A George Mason University (GMU) report in November 2018 by Stephen Fuller found that a new Amazon HQ2 in Crystal City would add about 8,000 Amazon related households to Arlington, (The Economic and Fiscal Impacts of Locating Amazon HQ2 in Arlington, VA,). It also highlights that currently Arlington County spends $850 more per capita today than it gets from tax revenues so adding 8,000 new households with around 2 persons/household means that Arlington’s fiscal deficit rises by about $15 million, which is somewhat offset by $8.7 million in added tax revenue. Non-resident Amazon employees are expected to generate tax revenues that will add up to $19 million in tax revenue,

However, if one uses current school spending costs of almost $22,000 per student to obtain more accurate fiscal costs in Arlington, then the net fiscal impact of HQ2 shrinks to about $5 million a year. This is a trivial or negligible sum, compared to Arlington County’s annual fiscal revenues of about $1.3 billion in FY 2017. It also underscores how fragile are reports that there will be a large positive impact on Arlington of HQ2.

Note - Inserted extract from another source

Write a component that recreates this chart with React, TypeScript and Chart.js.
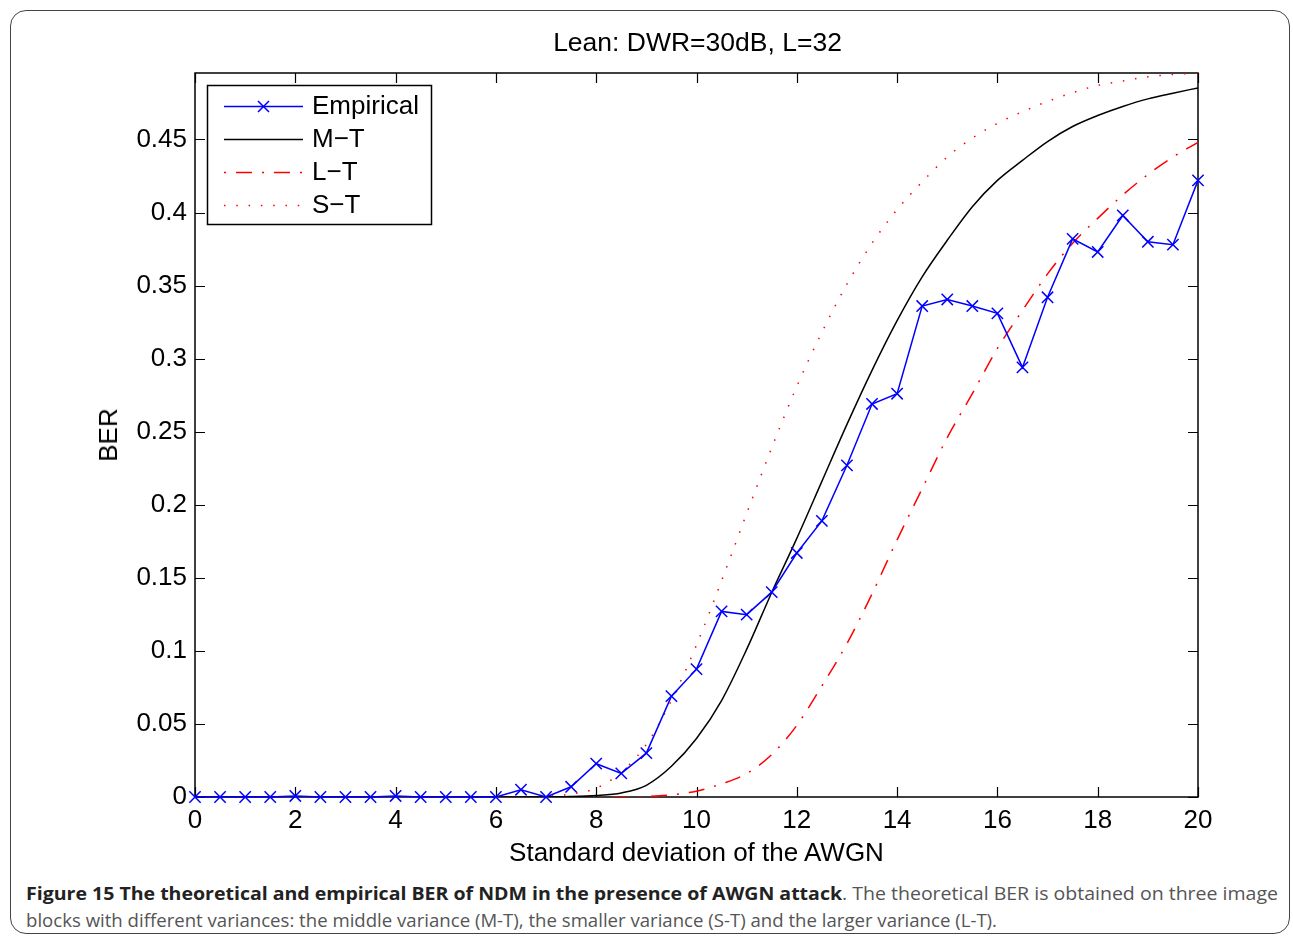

Beyond the higher school and services spending to meet the needs of these new Amazon employee residents, the county government will still have to pay off the $359 million in infrastructure bonds for Crystal City, come up with $7 million more per year for 10 years for affordable housing assistance, and then pay Amazon roughly $51 million from TOT and IFF funds over 10 to 15 years. This merely adds to net fiscal deficit that Amazon HQ2 will bring to Arlington.

This trickle down deal for Mr. Bezos the richest man in the Planet certainly provides a financial boost to Amazon, but it will cost Arlington taxpayers big time.